If you haven’t seen it, you might want to look at the Python NLTKlibrary. I’m probably going to use the AFINN sentiment dictionary to rank the sentiment of tweets, though I also plan to flag racist tweets and try to track whether a tweet discusses a particular game(s).

ArmandoPenblade · November 17, 2013, 8:18pm

I wonder how the “new style” of RT will affect you here (wherein users select to retweet and the entire tweet–original username and all–appears in their timeline and shows up for their followers, assuming said follower hasn’t “turned off retweets from this user,” which is an option. As far as I know, the text “RT” doesn’t appear in these items, unless that was the JSON entry from Twitter you were talking about having dropped).

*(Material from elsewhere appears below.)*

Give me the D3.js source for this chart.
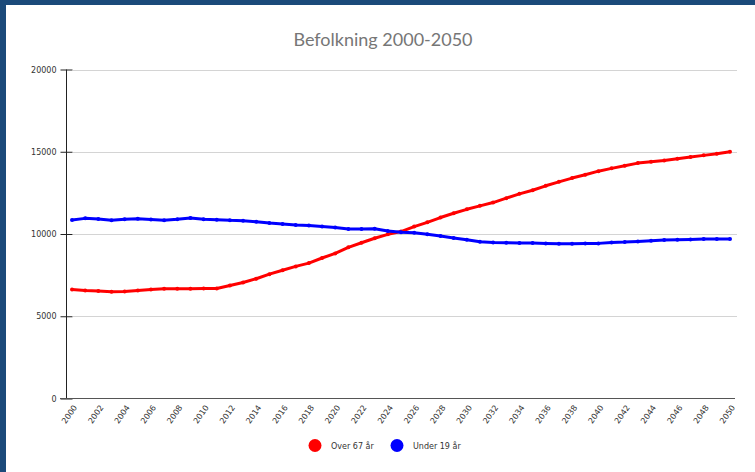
<!DOCTYPE html>
<html>
<head>
<meta charset="utf-8">
<script src="https://cdn.jsdelivr.net/npm/d3@7"></script>
<style>
  html, body { margin: 0; padding: 0; background: #fff; }
  svg { display: block; }
</style>
</head>
<body>
<svg id="chart" width="755" height="472"></svg>
<script>
// ---- data ----
const years = d3.range(2000, 2051);
const over67 = [6630, 6570, 6530, 6490, 6500, 6560, 6630, 6670, 6670, 6670,
  6690, 6690, 6870, 7050, 7280, 7560, 7800, 8030, 8230, 8540,
  8820, 9190, 9470, 9740, 9980, 10150, 10450, 10710, 11000, 11260,
  11500, 11710, 11910, 12180, 12440, 12660, 12930, 13170, 13400, 13600,
  13820, 13990, 14150, 14310, 14390, 14470, 14580, 14680, 14780, 14880, 15000];
const under19 = [10850, 10950, 10910, 10830, 10890, 10930, 10880, 10830, 10890, 10970,
  10890, 10870, 10830, 10810, 10750, 10670, 10610, 10550, 10510, 10450,
  10390, 10310, 10300, 10320, 10180, 10100, 10080, 9980, 9880, 9760,
  9650, 9530, 9490, 9470, 9450, 9450, 9430, 9410, 9410, 9430,
  9430, 9490, 9510, 9550, 9590, 9630, 9650, 9670, 9690, 9690, 9690];
const yTicks = [0, 5000, 10000, 15000, 20000];
const xTicks = d3.range(2000, 2051, 2);
const seriesNames = ["Over 67 år", "Under 19 år"];
const seriesColors = ["#ff0000", "#0000ff"];
const title = "Befolkning 2000-2050";

// ---- drawing ----
const svg = d3.select("#chart");
const W = 755, H = 472;

svg.append("rect").attr("width", W).attr("height", H).attr("fill", "#1b4a7a");
svg.append("rect").attr("x", 6).attr("y", 5).attr("width", W - 6).attr("height", H - 5).attr("fill", "#ffffff");

const x = d3.scaleLinear().domain([2000, 2050]).range([72, 730]);
const y = d3.scaleLinear().domain([0, 20000]).range([398.5, 69.5]);

// title
svg.append("text")
  .attr("x", 383).attr("y", 46)
  .attr("text-anchor", "middle")
  .attr("font-family", "Lato, 'Open Sans', sans-serif")
  .attr("font-size", 18)
  .attr("fill", "#767676")
  .text(title);

// gridlines
svg.append("g").selectAll("line").data(yTicks.filter(d => d > 0)).join("line")
  .attr("x1", 73).attr("x2", 737)
  .attr("y1", d => Math.round(y(d)) + 0.5).attr("y2", d => Math.round(y(d)) + 0.5)
  .attr("stroke", "#d4d4d4").attr("stroke-width", 1.2);

// y axis
const yAxis = d3.axisLeft(y).tickValues(yTicks).tickSize(6).tickPadding(4).tickFormat(d3.format("d"));
const gy = svg.append("g").attr("transform", "translate(66.5,0)").call(yAxis);
gy.select(".domain").attr("stroke", "#222").attr("d", `M0,${y(20000)}V${y(0)}`);
gy.selectAll(".tick line").attr("stroke", "#222").attr("x1", -6).attr("x2", 6);
gy.selectAll(".tick text").attr("font-family", "'DejaVu Sans', sans-serif").attr("font-size", 8).attr("fill", "#333");

// x axis
const xAxis = d3.axisBottom(x).tickValues(xTicks).tickSize(0).tickPadding(0).tickFormat(d3.format("d"));
const gx = svg.append("g").attr("transform", `translate(0,${y(0)})`).call(xAxis);
gx.select(".domain").attr("stroke", "#555").attr("d", "M60,0H735");
gx.selectAll(".tick text")
  .attr("font-family", "'DejaVu Sans', sans-serif").attr("font-size", 8).attr("fill", "#333")
  .attr("text-anchor", "end")
  .attr("dy", null)
  .attr("y", 0)
  .attr("transform", "translate(5,9) rotate(-55)");

// lines
const series = [over67, under19];
const line = d3.line().x((d, i) => x(years[i])).y(d => y(d));
series.forEach((vals, si) => {
  svg.append("path").datum(vals)
    .attr("fill", "none").attr("stroke", seriesColors[si])
    .attr("stroke-width", 3).attr("stroke-linejoin", "round")
    .attr("d", line);
  svg.append("g").selectAll("circle").data(vals).join("circle")
    .attr("cx", (d, i) => x(years[i])).attr("cy", d => y(d))
    .attr("r", 2).attr("fill", seriesColors[si]);
});

// legend
const legendX = [315, 397];
const lg = svg.append("g");
seriesNames.forEach((name, i) => {
  lg.append("circle").attr("cx", legendX[i]).attr("cy", 445.5).attr("r", 6.5).attr("fill", seriesColors[i]);
  lg.append("text").attr("x", legendX[i] + 16).attr("y", 448.5)
    .attr("font-family", "'DejaVu Sans', sans-serif").attr("font-size", 8).attr("fill", "#333")
    .text(name);
});
</script>
</body>
</html>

Anyway, just wanted to post mostly to say that I’m reading along and loving this. I’ve had a passing interest in programming since childhood, since it’s what my dad does for way more money than I make mostly ;), and it looked pretty cool! Thanks for posting :D

Clay · November 18, 2013, 7:16am

That’s an interesting question. Certainly a lot of the tweets contain the text “RT.” People seem to like to append a bit of text to a retweet. It also may depend on the client that you’re using for tweeting. I’ll look at the JSON again and modify the streaming script to catch the “official” record of a retweet. But since that won’t help me on the tweets I’ve already recorded, I’ll continue with the script I was writing to manually detect retweets.

Clay · November 18, 2013, 7:47am

A few other things that I need to catch – I need the number of follower for the user that posts each tweet so that I can create a baseline measure of influence of the tweet. Since these are coming in a stream, most of them don’t have a number of retweets stored by the time they are pushed my way. It would be interesting to write a secondary processing script that went back and checked the number of retweets that each tweet received within its first 24 hours of life… Hmm… more to think about.

Courteous_D · November 18, 2013, 9:07am

Yeah, I noticed the suspicious-looking “retweeted” variable that was uniformly populated with “FALSE”. :) From the first and last files, it looks like the RTs are running at about 35% of the total, which seems high vs. tweets globally. I wonder if that stays constant with traffic. I’m sure having that variable pre-populated in the stream will make things easier, and you won’t have to worry about anything falling through possible cracks in a recode script.

Would #RTs/#followers say anything interesting?

Ah! Interesting—yeah, I was curious what you’d be using to categorize and rank sentiment. Neat. Presumably you can tweak the AFINN dictionary as needed to encompass slang, idioms, alternate spellings, textspeak, etc.

Clay · November 18, 2013, 11:52am

Well, stuff comes and goes with these scripts. I came up with the idea for this project not long before the relevant time window, so I didn’t have a huge amount of time to consider all of the nuances. The Twitter API rate limits tweets, but they should be a representative sample of the overall firehose. Hence, I suspect that the retweet rate is representative of these topics. I agree that it seems a bit high. The always-false “Retweeted” variable is legacy of a former script from which I grabbed code. But with the stream, it’s pretty useless, so I’ll yank it. I’m also reducing the “source,” to get rid of the HTML, and reducing the date to 4 separate numeric variables: year, month, day, hour, which will make group processing simpler. I’ll post the updated script later. For now, I might just catch the raw JSON for a day or so while I work on the script. I have a big exam this week, so my time is a little limited.

Courteous_D · November 19, 2013, 2:53pm

Yeah, I can see how this could easily suck up a lot of time. I’d probably be wandering around in edge cases and optimization in a heartbeat. Fun, though!

Clay · November 20, 2013, 6:26pm

Alright… just a little update. I wrote a script to do a bit of processing and sentiment analysis. Proper sentiment analysis of tweets is very difficult without a custom sentiment dictionary. (Later, when I have some time, I might try to make one…). Take this tweet, for instance:

“@friskyxo: “@melipinkkk: about to get the PS4 hell yeah bitches” ihy” HATERS GON HATE

It’s a reply to a reply that includes misspellings, acronyms, etc, and terms that normally score as negative (“hell”, “bitches”) and use them in a positive way. It also uses HATE (negative sentiment) in a teasing manner.

Unfortunately, that’s not an outlier in terms of grammar or message. What to do, then? For a first pass, I’m not entirely sure. The script splits retweets from originals and saves tweets in files by the hour instead of 50k each. That way, I can easily produce hourly statistics, which makes for more interesting time series analysis. I’ll have to see what bubbles up when I look for common terms, popular tags, etc., before trying to develop a custom sentiment dictionary. The recoding script that I threw together is here (there’s some NSFW language as part of a filter). I’ll put the recoded files up on Google Drive when they’re done processing.